▸ Task directions
Give again only the lines running from the one with "Output the Python" through the one with "92.5, 91.3, 89.9]", inclusive. Omit every picture.

[Items listed in a dataset]
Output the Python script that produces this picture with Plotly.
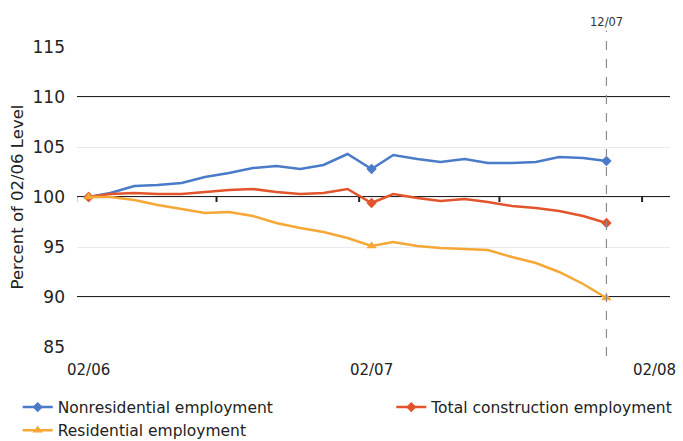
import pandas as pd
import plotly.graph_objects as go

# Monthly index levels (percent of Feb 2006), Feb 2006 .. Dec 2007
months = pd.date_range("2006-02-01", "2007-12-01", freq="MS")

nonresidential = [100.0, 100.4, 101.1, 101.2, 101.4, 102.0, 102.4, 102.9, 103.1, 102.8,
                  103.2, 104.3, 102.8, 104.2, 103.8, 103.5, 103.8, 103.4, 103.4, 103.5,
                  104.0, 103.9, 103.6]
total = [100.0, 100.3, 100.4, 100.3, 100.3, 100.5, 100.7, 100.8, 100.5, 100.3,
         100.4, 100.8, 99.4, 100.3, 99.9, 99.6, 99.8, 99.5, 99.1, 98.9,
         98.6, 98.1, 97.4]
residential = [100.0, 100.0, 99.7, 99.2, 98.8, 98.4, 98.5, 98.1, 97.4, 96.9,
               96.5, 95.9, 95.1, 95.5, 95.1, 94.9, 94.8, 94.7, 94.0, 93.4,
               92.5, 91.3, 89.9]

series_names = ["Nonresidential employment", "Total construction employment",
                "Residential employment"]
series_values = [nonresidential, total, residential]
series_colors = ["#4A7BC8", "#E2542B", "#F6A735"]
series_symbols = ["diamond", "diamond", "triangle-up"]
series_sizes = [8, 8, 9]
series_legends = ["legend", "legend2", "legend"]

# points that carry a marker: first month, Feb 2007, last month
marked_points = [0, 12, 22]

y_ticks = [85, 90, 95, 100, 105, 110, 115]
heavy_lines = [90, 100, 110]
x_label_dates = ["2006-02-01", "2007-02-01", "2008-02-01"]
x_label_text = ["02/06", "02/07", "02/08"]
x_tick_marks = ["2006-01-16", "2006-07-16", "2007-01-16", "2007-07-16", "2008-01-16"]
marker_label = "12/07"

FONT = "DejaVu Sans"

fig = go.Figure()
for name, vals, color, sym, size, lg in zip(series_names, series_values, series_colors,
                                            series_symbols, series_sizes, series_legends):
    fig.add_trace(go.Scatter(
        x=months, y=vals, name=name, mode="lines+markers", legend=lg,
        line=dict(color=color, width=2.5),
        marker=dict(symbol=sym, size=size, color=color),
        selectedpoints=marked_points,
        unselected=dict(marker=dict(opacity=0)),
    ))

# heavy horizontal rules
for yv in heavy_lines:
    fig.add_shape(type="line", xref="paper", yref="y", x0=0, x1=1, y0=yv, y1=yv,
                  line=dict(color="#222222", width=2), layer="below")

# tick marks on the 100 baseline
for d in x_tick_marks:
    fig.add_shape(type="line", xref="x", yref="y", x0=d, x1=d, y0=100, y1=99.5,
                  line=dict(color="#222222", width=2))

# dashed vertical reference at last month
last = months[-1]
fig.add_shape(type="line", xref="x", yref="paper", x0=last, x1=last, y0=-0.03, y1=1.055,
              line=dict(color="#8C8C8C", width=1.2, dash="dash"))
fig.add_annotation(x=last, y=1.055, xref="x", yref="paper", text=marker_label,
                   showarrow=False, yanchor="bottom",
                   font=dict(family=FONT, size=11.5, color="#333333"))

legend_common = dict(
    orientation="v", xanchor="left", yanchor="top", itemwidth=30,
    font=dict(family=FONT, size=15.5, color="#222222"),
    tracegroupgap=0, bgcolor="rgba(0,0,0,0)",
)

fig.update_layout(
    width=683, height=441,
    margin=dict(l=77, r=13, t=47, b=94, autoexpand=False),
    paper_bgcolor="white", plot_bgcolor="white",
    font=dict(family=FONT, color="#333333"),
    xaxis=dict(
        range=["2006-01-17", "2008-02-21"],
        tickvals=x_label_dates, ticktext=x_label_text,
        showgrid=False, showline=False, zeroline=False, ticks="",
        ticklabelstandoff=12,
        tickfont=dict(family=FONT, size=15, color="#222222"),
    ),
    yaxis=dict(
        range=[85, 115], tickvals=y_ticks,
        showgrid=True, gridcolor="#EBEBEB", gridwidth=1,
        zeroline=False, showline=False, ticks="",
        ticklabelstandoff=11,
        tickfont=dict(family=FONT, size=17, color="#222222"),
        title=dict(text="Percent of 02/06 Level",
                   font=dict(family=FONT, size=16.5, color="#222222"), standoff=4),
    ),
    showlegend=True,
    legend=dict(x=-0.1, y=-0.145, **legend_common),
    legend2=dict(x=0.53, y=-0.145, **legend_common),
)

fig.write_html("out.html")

...

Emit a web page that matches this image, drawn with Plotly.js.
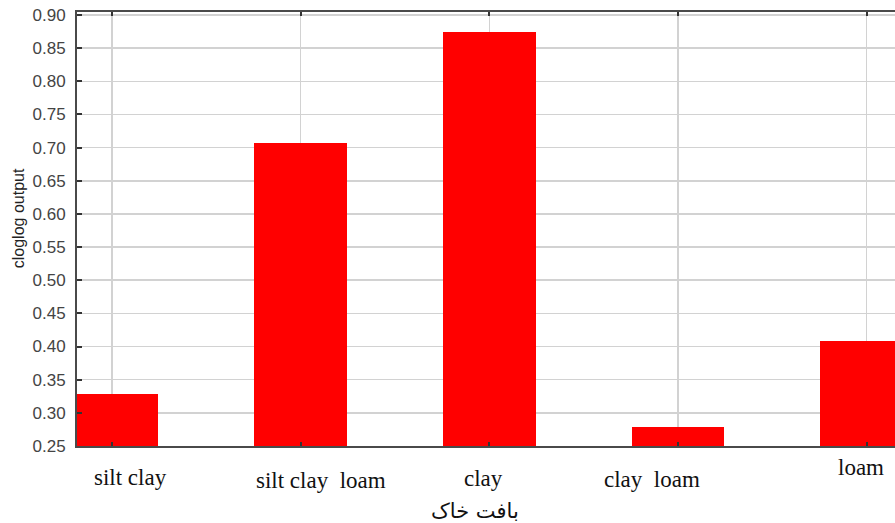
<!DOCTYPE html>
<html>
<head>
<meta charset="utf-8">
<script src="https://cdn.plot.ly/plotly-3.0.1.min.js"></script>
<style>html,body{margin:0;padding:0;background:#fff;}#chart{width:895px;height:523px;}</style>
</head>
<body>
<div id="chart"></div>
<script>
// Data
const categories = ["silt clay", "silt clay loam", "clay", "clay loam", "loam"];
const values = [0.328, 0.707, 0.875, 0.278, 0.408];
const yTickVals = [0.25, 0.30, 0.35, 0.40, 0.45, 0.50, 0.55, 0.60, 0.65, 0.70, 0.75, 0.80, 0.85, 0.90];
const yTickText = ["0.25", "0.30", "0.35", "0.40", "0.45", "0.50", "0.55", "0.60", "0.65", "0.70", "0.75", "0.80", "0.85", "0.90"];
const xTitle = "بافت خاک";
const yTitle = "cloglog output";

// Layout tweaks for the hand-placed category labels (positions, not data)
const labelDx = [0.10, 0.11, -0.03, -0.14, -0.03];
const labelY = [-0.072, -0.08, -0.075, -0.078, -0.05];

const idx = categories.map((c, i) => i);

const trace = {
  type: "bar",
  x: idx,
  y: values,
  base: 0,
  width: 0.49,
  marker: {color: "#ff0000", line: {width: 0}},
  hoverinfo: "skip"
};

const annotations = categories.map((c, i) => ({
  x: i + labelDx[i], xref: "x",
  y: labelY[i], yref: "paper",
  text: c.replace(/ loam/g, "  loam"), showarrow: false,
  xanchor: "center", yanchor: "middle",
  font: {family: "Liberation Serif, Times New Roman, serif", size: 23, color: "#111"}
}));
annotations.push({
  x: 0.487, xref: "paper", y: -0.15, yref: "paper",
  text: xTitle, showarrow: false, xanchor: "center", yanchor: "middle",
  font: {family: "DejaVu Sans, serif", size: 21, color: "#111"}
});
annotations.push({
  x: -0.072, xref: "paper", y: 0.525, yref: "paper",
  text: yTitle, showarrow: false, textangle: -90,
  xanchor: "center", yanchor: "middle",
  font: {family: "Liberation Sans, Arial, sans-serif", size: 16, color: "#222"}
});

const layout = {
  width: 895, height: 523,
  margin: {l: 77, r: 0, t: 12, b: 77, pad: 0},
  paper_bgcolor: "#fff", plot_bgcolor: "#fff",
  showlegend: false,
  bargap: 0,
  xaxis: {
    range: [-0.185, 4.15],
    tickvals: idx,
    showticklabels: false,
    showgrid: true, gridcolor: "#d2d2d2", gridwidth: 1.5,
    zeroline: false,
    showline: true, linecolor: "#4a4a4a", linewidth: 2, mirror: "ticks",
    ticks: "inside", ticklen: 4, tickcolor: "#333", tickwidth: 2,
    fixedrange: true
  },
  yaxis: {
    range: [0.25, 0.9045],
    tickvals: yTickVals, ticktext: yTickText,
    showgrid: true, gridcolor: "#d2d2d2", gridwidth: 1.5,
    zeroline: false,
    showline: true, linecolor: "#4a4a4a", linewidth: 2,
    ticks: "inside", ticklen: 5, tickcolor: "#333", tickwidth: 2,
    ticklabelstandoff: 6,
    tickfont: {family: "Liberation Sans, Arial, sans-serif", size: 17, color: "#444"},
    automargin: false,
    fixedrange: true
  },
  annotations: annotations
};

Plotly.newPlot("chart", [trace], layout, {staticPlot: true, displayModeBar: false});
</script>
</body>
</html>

▸ Solution for this task
Output the Python script that produces this picture with Plotly.
import pandas as pd
import plotly.graph_objects as go

# Monthly index levels (percent of Feb 2006), Feb 2006 .. Dec 2007
months = pd.date_range("2006-02-01", "2007-12-01", freq="MS")

nonresidential = [100.0, 100.4, 101.1, 101.2, 101.4, 102.0, 102.4, 102.9, 103.1, 102.8,
                  103.2, 104.3, 102.8, 104.2, 103.8, 103.5, 103.8, 103.4, 103.4, 103.5,
                  104.0, 103.9, 103.6]
total = [100.0, 100.3, 100.4, 100.3, 100.3, 100.5, 100.7, 100.8, 100.5, 100.3,
         100.4, 100.8, 99.4, 100.3, 99.9, 99.6, 99.8, 99.5, 99.1, 98.9,
         98.6, 98.1, 97.4]
residential = [100.0, 100.0, 99.7, 99.2, 98.8, 98.4, 98.5, 98.1, 97.4, 96.9,
               96.5, 95.9, 95.1, 95.5, 95.1, 94.9, 94.8, 94.7, 94.0, 93.4,
               92.5, 91.3, 89.9]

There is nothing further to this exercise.